Challenge. Scan the entries below for the word "this". Copy each line that has it.

Data.
==========

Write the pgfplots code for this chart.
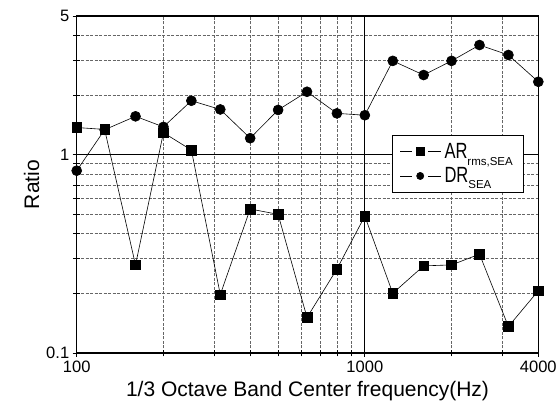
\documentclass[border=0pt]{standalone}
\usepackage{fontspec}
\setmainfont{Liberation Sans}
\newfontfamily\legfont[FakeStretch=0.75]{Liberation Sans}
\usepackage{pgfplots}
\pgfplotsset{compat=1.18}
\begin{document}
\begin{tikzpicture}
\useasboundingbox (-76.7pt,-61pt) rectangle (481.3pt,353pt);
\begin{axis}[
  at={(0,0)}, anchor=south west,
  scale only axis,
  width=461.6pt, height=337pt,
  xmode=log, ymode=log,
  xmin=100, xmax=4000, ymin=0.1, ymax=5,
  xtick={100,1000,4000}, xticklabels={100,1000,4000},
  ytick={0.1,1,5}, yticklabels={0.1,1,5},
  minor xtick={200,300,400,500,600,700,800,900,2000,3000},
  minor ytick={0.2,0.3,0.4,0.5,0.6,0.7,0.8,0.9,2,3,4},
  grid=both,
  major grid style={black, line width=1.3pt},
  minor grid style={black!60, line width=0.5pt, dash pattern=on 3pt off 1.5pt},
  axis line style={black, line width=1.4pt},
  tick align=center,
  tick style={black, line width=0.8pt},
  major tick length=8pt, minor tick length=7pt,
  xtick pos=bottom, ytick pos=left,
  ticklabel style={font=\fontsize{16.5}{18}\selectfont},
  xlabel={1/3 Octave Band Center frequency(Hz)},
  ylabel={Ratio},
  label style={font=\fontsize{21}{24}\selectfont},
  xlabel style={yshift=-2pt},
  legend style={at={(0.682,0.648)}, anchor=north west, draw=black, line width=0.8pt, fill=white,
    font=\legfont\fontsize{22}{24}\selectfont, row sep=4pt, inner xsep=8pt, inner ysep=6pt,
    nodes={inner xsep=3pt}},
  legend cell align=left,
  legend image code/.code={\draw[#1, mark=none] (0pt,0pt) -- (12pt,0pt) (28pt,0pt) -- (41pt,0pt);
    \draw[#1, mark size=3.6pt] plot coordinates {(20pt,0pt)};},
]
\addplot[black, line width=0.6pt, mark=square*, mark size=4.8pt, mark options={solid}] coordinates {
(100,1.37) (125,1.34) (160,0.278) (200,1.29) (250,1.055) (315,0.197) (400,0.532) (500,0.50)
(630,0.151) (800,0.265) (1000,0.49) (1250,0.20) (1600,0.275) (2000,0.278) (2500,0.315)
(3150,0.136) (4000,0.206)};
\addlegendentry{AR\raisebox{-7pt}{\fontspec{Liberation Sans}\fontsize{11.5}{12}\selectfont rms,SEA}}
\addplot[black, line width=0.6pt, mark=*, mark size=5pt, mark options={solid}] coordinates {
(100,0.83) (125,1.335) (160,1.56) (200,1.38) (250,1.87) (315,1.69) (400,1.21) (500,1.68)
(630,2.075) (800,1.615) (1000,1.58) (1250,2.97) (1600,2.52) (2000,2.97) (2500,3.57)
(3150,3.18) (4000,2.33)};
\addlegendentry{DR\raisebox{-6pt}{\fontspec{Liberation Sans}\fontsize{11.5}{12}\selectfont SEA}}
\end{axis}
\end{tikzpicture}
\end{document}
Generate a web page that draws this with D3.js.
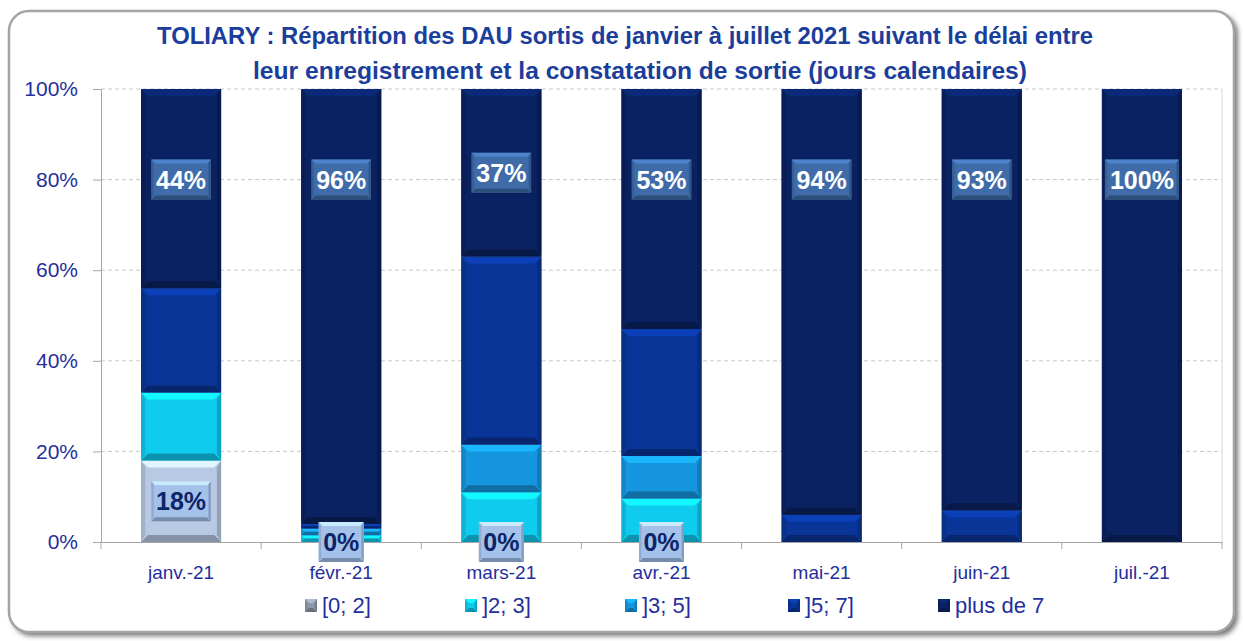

==========

The solution.
Write the pgfplots code for this chart.
Generate a web page that draws this with D3.js.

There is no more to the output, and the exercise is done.